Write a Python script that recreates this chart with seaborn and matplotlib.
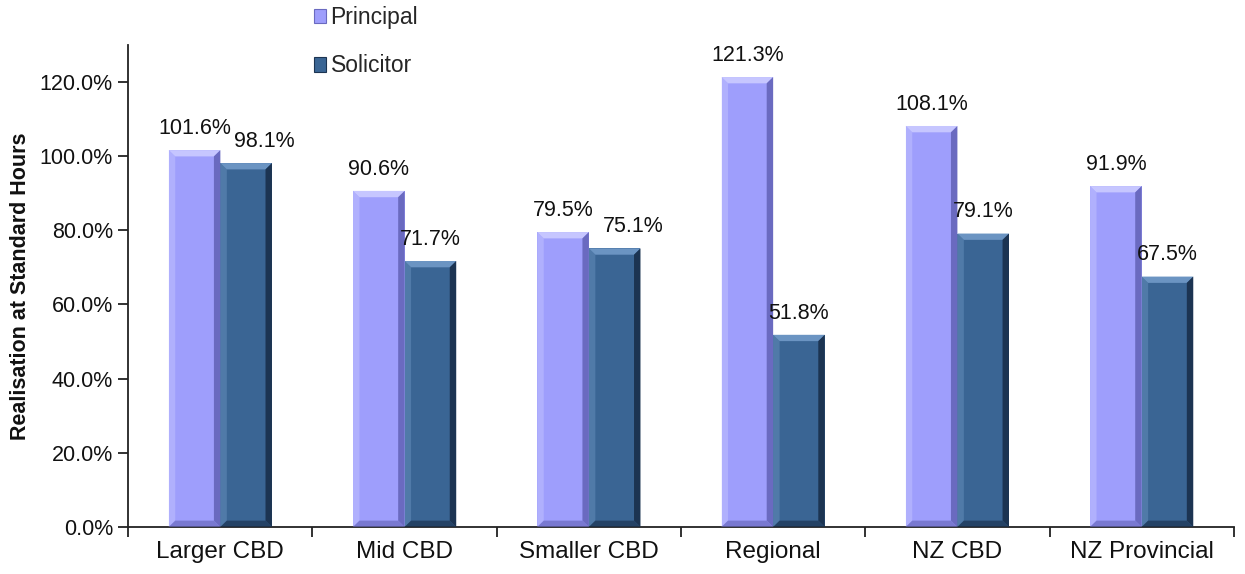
import matplotlib
matplotlib.use("Agg")
import matplotlib.pyplot as plt
from matplotlib.patches import Polygon, Patch
from matplotlib.ticker import FuncFormatter
import pandas as pd
import seaborn as sns

categories = ["Larger CBD", "Mid CBD", "Smaller CBD", "Regional", "NZ CBD", "NZ Provincial"]
principal = [101.6, 90.6, 79.5, 121.3, 108.1, 91.9]
solicitor = [98.1, 71.7, 75.1, 51.8, 79.1, 67.5]
series = ["Principal", "Solicitor"]
y_ticks = [0, 20, 40, 60, 80, 100, 120]

face = {"Principal": "#9e9efc", "Solicitor": "#3a6594"}
light = {"Principal": "#c6c6ff", "Solicitor": "#6b94c2"}
dark = {"Principal": "#6a6ac0", "Solicitor": "#1c3452"}

df = pd.DataFrame({
    "category": categories * 2,
    "series": [series[0]] * len(categories) + [series[1]] * len(categories),
    "value": principal + solicitor,
})

sns.set_theme(style="white")
plt.rcParams["font.family"] = ["Liberation Sans", "DejaVu Sans"]

fig = plt.figure(figsize=(12.45, 5.74), dpi=100)
ax = fig.add_axes([0.103, 0.082, 0.888, 0.840])

sns.barplot(data=df, x="category", y="value", hue="series", order=categories,
            hue_order=series, palette=face, width=0.56, gap=0, saturation=1,
            edgecolor="none", linewidth=0, legend=False, ax=ax)

# bevelled look for each bar: lighter top/left, darker right/bottom edges
bx, by = 0.035, 1.7
for container, name in zip(ax.containers, series):
    values = principal if name == "Principal" else solicitor
    for i, (bar, val) in enumerate(zip(container, values)):
        x0 = bar.get_x()
        w = bar.get_width()
        h = bar.get_height()
        x1 = x0 + w
        top = Polygon([(x0, h), (x1, h), (x1 - bx, h - by), (x0 + bx, h - by)],
                      closed=True, facecolor=light[name], edgecolor="none", zorder=3)
        left = Polygon([(x0, 0), (x0, h), (x0 + bx, h - by), (x0 + bx, by)],
                       closed=True, facecolor=light[name], edgecolor="none",
                       alpha=0.45, zorder=3)
        right = Polygon([(x1, 0), (x1, h), (x1 - bx, h - by), (x1 - bx, by)],
                        closed=True, facecolor=dark[name], edgecolor="none", zorder=3)
        bottom = Polygon([(x0, 0), (x1, 0), (x1 - bx, by), (x0 + bx, by)],
                         closed=True, facecolor=dark[name], edgecolor="none",
                         alpha=0.7, zorder=3)
        for p in (top, left, right, bottom):
            ax.add_patch(p)
        # push the second label aside when both bars are about the same height
        dx = 0.0
        if name == "Solicitor" and abs(principal[i] - solicitor[i]) < 8:
            dx = 0.1
        ax.text(x0 + w / 2 + dx, h + 3.0, f"{val:.1f}%", ha="center", va="bottom",
                fontsize=15.5, color="#111111", zorder=4)

ax.set_ylim(0, 130)
ax.set_xlim(-0.5, len(categories) - 0.5)
ax.set_yticks(y_ticks)
ax.yaxis.set_major_formatter(FuncFormatter(lambda v, _: f"{v:.1f}%"))
ax.set_xlabel("")
ax.set_ylabel("Realisation at Standard Hours", fontsize=15.5, fontweight="bold",
              labelpad=6, color="#111111")

for side in ("top", "right"):
    ax.spines[side].set_visible(False)
for side in ("left", "bottom"):
    ax.spines[side].set_color("#222222")
    ax.spines[side].set_linewidth(1.3)

ax.tick_params(axis="y", which="major", direction="out", length=7, width=1.3,
               color="#222222", labelsize=15.5, labelcolor="#111111", left=True, pad=4)
ax.tick_params(axis="x", which="major", length=0, labelsize=17.5,
               labelcolor="#111111", pad=10)
# tick marks between category groups
ax.set_xticks([i + 0.5 for i in range(-1, len(categories))], minor=True)
ax.tick_params(axis="x", which="minor", direction="out", length=7, width=1.3,
               color="#222222", bottom=True)

handles = [Patch(facecolor=face[s], edgecolor=dark[s], linewidth=0.8) for s in series]
fig.legend(handles, series, loc="upper left", bbox_to_anchor=(0.236, 1.025),
           frameon=False, fontsize=16.5, handlelength=0.5, handleheight=0.6,
           handletextpad=0.2, labelspacing=1.1)

fig.savefig("out.png", dpi=100, facecolor="white")
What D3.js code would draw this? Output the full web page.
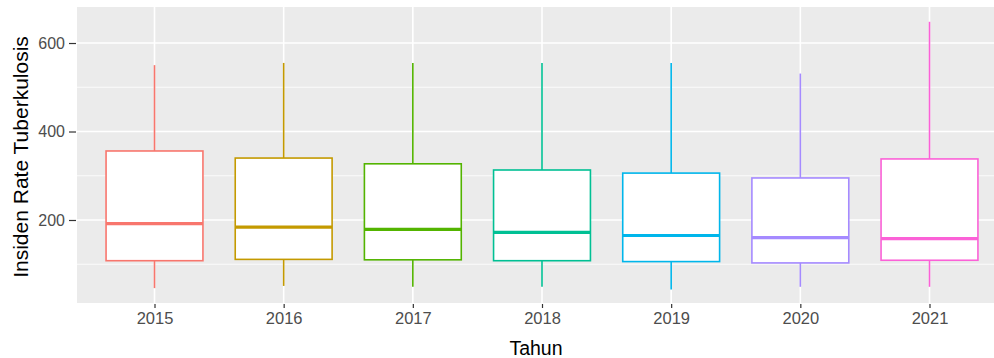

• • • • •

**STATED TASK**
Please quote the lines of the material, beginning with the first and ending with the one that contains "ax = fig.add_axes([0.103, 0.082, 0.888, 0.840])", exactly as written and without any pictures.

**CORRECT OUTPUT**
Write a Python script that recreates this chart with seaborn and matplotlib.
import matplotlib
matplotlib.use("Agg")
import matplotlib.pyplot as plt
from matplotlib.patches import Polygon, Patch
from matplotlib.ticker import FuncFormatter
import pandas as pd
import seaborn as sns

categories = ["Larger CBD", "Mid CBD", "Smaller CBD", "Regional", "NZ CBD", "NZ Provincial"]
principal = [101.6, 90.6, 79.5, 121.3, 108.1, 91.9]
solicitor = [98.1, 71.7, 75.1, 51.8, 79.1, 67.5]
series = ["Principal", "Solicitor"]
y_ticks = [0, 20, 40, 60, 80, 100, 120]

face = {"Principal": "#9e9efc", "Solicitor": "#3a6594"}
light = {"Principal": "#c6c6ff", "Solicitor": "#6b94c2"}
dark = {"Principal": "#6a6ac0", "Solicitor": "#1c3452"}

df = pd.DataFrame({
    "category": categories * 2,
    "series": [series[0]] * len(categories) + [series[1]] * len(categories),
    "value": principal + solicitor,
})

sns.set_theme(style="white")
plt.rcParams["font.family"] = ["Liberation Sans", "DejaVu Sans"]

fig = plt.figure(figsize=(12.45, 5.74), dpi=100)
ax = fig.add_axes([0.103, 0.082, 0.888, 0.840])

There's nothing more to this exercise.